Requirement
Show every line below where "with" can be found.

Source data
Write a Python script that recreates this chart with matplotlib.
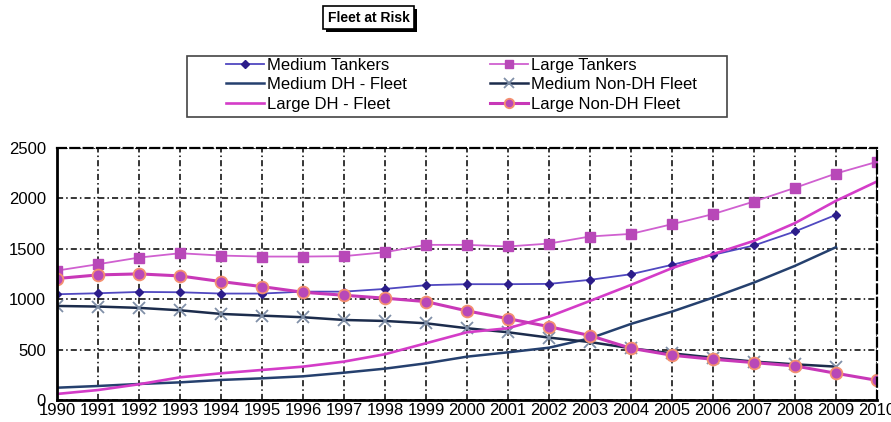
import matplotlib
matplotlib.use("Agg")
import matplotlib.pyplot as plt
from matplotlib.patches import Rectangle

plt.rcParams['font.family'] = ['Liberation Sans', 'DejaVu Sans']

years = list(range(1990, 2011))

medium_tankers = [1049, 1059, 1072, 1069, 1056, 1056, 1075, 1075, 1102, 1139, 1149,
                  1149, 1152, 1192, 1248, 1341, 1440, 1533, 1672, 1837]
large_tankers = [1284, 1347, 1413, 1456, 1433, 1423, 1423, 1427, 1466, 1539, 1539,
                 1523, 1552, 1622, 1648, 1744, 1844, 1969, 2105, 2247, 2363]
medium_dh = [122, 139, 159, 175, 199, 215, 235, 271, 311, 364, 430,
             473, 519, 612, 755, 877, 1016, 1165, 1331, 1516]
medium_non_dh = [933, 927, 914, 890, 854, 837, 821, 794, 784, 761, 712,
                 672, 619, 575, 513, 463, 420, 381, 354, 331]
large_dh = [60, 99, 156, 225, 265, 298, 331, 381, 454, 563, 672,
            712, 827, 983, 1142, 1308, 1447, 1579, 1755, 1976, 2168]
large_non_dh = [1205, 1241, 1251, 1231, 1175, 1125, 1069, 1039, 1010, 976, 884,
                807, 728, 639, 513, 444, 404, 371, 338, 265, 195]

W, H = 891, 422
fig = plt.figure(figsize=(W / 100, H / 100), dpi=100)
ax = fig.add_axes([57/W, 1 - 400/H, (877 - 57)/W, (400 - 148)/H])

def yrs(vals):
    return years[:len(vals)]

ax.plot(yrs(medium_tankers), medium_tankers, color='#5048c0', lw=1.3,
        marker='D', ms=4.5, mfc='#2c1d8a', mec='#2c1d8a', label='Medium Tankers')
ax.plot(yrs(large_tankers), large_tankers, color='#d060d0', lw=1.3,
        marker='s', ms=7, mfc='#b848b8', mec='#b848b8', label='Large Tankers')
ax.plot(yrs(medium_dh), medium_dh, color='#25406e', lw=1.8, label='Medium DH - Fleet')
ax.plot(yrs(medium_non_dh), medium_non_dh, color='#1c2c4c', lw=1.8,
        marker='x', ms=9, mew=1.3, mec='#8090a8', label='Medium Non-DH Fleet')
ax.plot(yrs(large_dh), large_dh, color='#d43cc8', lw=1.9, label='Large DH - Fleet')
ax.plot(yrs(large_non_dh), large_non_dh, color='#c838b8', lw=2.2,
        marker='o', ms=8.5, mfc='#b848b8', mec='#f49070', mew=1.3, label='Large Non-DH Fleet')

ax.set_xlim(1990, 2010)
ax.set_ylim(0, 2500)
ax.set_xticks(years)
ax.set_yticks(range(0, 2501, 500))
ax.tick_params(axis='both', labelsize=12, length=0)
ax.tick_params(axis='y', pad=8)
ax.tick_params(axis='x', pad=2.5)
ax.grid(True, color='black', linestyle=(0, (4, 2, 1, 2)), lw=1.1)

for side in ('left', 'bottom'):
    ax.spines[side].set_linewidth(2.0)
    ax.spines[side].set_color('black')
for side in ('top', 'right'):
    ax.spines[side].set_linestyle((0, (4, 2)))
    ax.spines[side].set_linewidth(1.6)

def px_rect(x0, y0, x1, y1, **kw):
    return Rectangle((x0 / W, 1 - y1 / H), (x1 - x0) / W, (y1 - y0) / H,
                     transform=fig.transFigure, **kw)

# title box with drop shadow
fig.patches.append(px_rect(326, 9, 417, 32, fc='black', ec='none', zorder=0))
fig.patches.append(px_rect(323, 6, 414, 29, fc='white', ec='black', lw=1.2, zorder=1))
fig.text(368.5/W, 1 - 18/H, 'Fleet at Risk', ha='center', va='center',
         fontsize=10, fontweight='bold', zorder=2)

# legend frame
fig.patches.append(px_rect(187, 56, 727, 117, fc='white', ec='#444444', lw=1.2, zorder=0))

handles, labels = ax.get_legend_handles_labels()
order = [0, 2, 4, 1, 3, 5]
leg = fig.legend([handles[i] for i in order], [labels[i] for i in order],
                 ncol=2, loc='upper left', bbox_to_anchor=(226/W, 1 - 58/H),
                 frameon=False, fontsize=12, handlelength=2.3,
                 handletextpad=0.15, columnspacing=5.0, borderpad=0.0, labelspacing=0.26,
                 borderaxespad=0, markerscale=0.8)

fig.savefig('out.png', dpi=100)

Exercise output
Write a Python script that recreates this chart with matplotlib.
# title box with drop shadow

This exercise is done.